Come from the Shadows

Come from the Shadows: part 1

Our Canadian comrade (and I mean that unironically) Terry Glavin has written an excellent book based on his visits to Afghanistan in recent years. Come from the Shadows: The Long and Lonely Struggle for Peace in Afghanistan reveals, among other things, the enormous gap between to the media-fed Western understanding of the country (which Terry labels “Absurdistan”) and the real, existing country in which the Afghan people live.

The book also takes a scathing look at Canada’s “troops out now” movement.

Terry makes no apologies for taking sides in the conflict that Afghan and Western forces (including Canadians) are fighting against the brutal and murderous Taliban.

“I could have interviewed [the Taliban] anytime I wanted . . . but that’s something I won’t do, I confess, I am a partisan,” says Glavin. “If I had the opportunity I’d call in the fucking drones, make no apologies for it.”

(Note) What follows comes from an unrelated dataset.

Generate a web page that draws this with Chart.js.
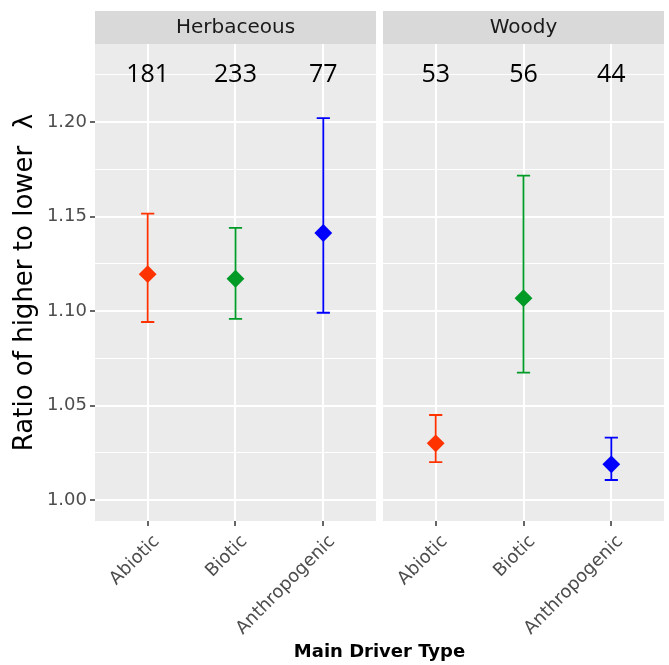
<!DOCTYPE html>
<html>
<head>
<meta charset="utf-8">
<script src="https://cdn.jsdelivr.net/npm/chart.js@4.4.0/dist/chart.umd.min.js"></script>
<style>
  html, body { margin: 0; padding: 0; background: #ffffff; }
  #wrap { position: relative; width: 669px; height: 665px; }
</style>
</head>
<body>
<div id="wrap"><canvas id="chart" width="669" height="665"></canvas></div>
<script>
// Facets and categories
const panels = ['Herbaceous', 'Woody'];
const drivers = ['Abiotic', 'Biotic', 'Anthropogenic'];
const driverColors = ['#FF3300', '#009A26', '#0000FF'];

// Herbaceous values
const herbMean = [1.1195, 1.1171, 1.1413];
const herbLower = [1.0942, 1.0958, 1.0991];
const herbUpper = [1.1515, 1.1440, 1.2021];
const herbCount = [181, 233, 77];

// Woody values
const woodyMean = [1.0300, 1.1068, 1.0189];
const woodyLower = [1.0201, 1.0674, 1.0106];
const woodyUpper = [1.0450, 1.1716, 1.0330];
const woodyCount = [53, 56, 44];

// Y axis ticks
const yMajorTicks = [1.00, 1.05, 1.10, 1.15, 1.20];
const yMinorTicks = [1.025, 1.075, 1.125, 1.175, 1.225];
const yMin = 0.9889;
const yMax = 1.2413;
const countLevel = 1.225; // height at which the sample sizes are written

const means = [herbMean, woodyMean];
const lowers = [herbLower, woodyLower];
const uppers = [herbUpper, woodyUpper];
const counts = [herbCount, woodyCount];

// facet layout in x units (ggplot style: 0.6 expansion on each side of a discrete axis)
const pad = 0.6;
const gap = 0.08;
const span = drivers.length - 1 + 2 * pad;
const xOf = (p, i) => p * (span + gap) + i;
const panelStart = p => p * (span + gap) - pad;
const panelEnd = p => panelStart(p) + span;

const font = '"DejaVu Sans", sans-serif';

const facetPlugin = {
    id: 'facets',
    beforeDraw(chart) {
        const { ctx, chartArea } = chart;
        ctx.save();
        ctx.fillStyle = '#EBEBEB';
        ctx.fillRect(chartArea.left, chartArea.top, chartArea.right - chartArea.left, chartArea.bottom - chartArea.top);
        ctx.restore();
    },
    beforeDatasetsDraw(chart) {
        const { ctx, chartArea } = chart;
        const xs = chart.scales.x, ys = chart.scales.y;
        ctx.save();
        // white strip between the panels
        for (let p = 0; p < panels.length - 1; p++) {
            const a = xs.getPixelForValue(panelEnd(p));
            const b = xs.getPixelForValue(panelStart(p + 1));
            ctx.fillStyle = '#ffffff';
            ctx.fillRect(a, chartArea.top, b - a, chartArea.bottom - chartArea.top);
        }
        // error bars
        ctx.lineWidth = 1.8;
        const capHalf = 6.6;
        panels.forEach((panel, p) => {
            drivers.forEach((d, i) => {
                const x = xs.getPixelForValue(xOf(p, i));
                const yl = ys.getPixelForValue(lowers[p][i]);
                const yu = ys.getPixelForValue(uppers[p][i]);
                ctx.strokeStyle = driverColors[i];
                ctx.beginPath();
                ctx.moveTo(x, yl); ctx.lineTo(x, yu);
                ctx.moveTo(x - capHalf, yl); ctx.lineTo(x + capHalf, yl);
                ctx.moveTo(x - capHalf, yu); ctx.lineTo(x + capHalf, yu);
                ctx.stroke();
            });
        });
        ctx.restore();
    },
    afterDatasetsDraw(chart) {
        const { ctx, chartArea } = chart;
        const xs = chart.scales.x, ys = chart.scales.y;
        ctx.save();
        // strips
        panels.forEach((panel, p) => {
            const a = xs.getPixelForValue(panelStart(p));
            const b = xs.getPixelForValue(panelEnd(p));
            const top = chartArea.top - 33;
            ctx.fillStyle = '#D9D9D9';
            ctx.fillRect(a, top, b - a, 33);
            ctx.fillStyle = '#1A1A1A';
            ctx.font = '20px ' + font;
            ctx.textAlign = 'center';
            ctx.textBaseline = 'middle';
            ctx.fillText(panel, (a + b) / 2, top + 17);
        });
        // sample sizes
        ctx.fillStyle = '#000000';
        ctx.font = '25px "Open Sans", sans-serif';
        ctx.textAlign = 'center';
        ctx.textBaseline = 'middle';
        const yc = ys.getPixelForValue(countLevel);
        panels.forEach((panel, p) => {
            drivers.forEach((d, i) => {
                ctx.fillText(String(counts[p][i]), xs.getPixelForValue(xOf(p, i)), yc);
            });
        });
        ctx.restore();
    }
};

const datasets = drivers.map((d, i) => ({
    label: d,
    data: panels.map((panel, p) => ({ x: xOf(p, i), y: means[p][i] })),
    pointStyle: 'rectRot',
    pointRadius: 7.5,
    pointHoverRadius: 7.5,
    backgroundColor: driverColors[i],
    borderColor: driverColors[i],
    borderWidth: 2,
    showLine: false
}));

const ctx = document.getElementById('chart').getContext('2d');
const chart = new Chart(ctx, {
    type: 'scatter',
    data: { datasets: datasets },
    options: {
        responsive: false,
        animation: false,
        layout: { autoPadding: false, padding: { left: 0, right: 5, top: 44, bottom: 0 } },
        plugins: { legend: { display: false }, tooltip: { enabled: false } },
        scales: {
            x: {
                type: 'linear',
                min: panelStart(0),
                max: panelEnd(panels.length - 1),
                afterBuildTicks: axis => {
                    axis.ticks = [];
                    panels.forEach((panel, p) => drivers.forEach((d, i) => axis.ticks.push({ value: xOf(p, i) })));
                },
                afterFit: axis => {
                    axis.height = 144;
                    axis.paddingLeft = 0;
                    axis.paddingRight = 0;
                },
                border: { display: false },
                grid: { color: '#ffffff', lineWidth: 2, tickColor: '#333333', tickLength: 5, tickWidth: 1.5 },
                ticks: {
                    autoSkip: false,
                    minRotation: 45,
                    maxRotation: 45,
                    padding: 5,
                    labelOffset: 9,
                    color: '#4D4D4D',
                    font: { family: font, size: 18 },
                    callback: (v, idx) => drivers[idx % drivers.length]
                },
                title: {
                    display: true,
                    text: 'Main Driver Type',
                    color: '#000000',
                    font: { family: font, size: 18, weight: 'bold' },
                    padding: { top: 0, bottom: 2 }
                }
            },
            y: {
                min: yMin,
                max: yMax,
                afterBuildTicks: axis => {
                    axis.ticks = yMajorTicks.map(v => ({ value: v, major: true }))
                        .concat(yMinorTicks.map(v => ({ value: v, major: false })))
                        .sort((a, b) => a.value - b.value);
                },
                afterFit: axis => {
                    axis.width = 95;
                    axis.paddingTop = 0;
                    axis.paddingBottom = 0;
                },
                border: { display: false },
                grid: {
                    color: '#ffffff',
                    lineWidth: c => (c.tick && c.tick.major ? 2 : 1),
                    tickColor: c => (c.tick && c.tick.major ? '#333333' : 'rgba(0,0,0,0)'),
                    tickLength: 5,
                    tickWidth: 1.5
                },
                ticks: {
                    padding: 3,
                    color: '#4D4D4D',
                    font: { family: font, size: 18 },
                    callback: (v, idx, ticks) => (ticks[idx].major ? v.toFixed(2) : '')
                },
                title: {
                    display: true,
                    text: 'Ratio of higher to lower  λ',
                    color: '#000000',
                    font: { family: font, size: 26 },
                    padding: { top: 10, bottom: 4 }
                }
            }
        }
    },
    plugins: [facetPlugin]
});
</script>
</body>
</html>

It’s a fight that includes brave civilian aid workers as well as soldiers.

I’ll be quoting passages from Terry’s book in a series of posts in the coming weeks. But I urge you to get a copy and, as they say, to read the whole thing.

From pages 3 and 4:

In the activist polemics of North America’s wealthy privileged students, Afghanistan shows up as a project of American imperialism, an effort by “us” in the capitalist West to impose hegemonic, democratic values on “them.” It brooks only one response: troops out. At Marefat High School, in a cold, poorly lit classroom, the students have decorated the walls with oil paintings of some of the great champions of values that do not draw such distinctions between “them” and “us.” The students painted the portraits themselves: Jean-Jacques Rosseau, René Descartes, Rosa Parks, Isaac Newton, Albert Einstein, Ali Akbar Dehkhoda, Immanuel Kant, Abraham Lincoln, Voltaire, Baruch Spinoza and Jawaharlal Nehru. This may seem a mere incongruity, a touching detail, a small matter. It isn’t. It’s not just a mark of the distance between the the imaginary Afghanistan and the real one, either. It’s what the Battle of Marefat High School was all about.

Marefat High School is supported almost entirely by the poor of Daste Barchi. The school’s focus is on humanism and civic education. The school is accredited by the Afghan government, but it has had a rocky relationship with the education ministry, owing to the students’ demands for fully co-educational classes. The roughly three thousand students who attend the school are encouraged to use the Internet, set up personal web pages and communicate with the outside world. Elected class councils and discipline councils allow students to evaluate teachers, tutor one another and manage their own affairs, right down to the amount of the fines levied for overdue library books. The school is governed by a board of trustees elected by parents, students and teachers. There is also an independent student parliament. The idea is that these forms of self-government will encourage students to get into the habit of taking charge of their own lives. This requires practice, hard work and a lot of give and take. It is the art that is known in the West as democracy.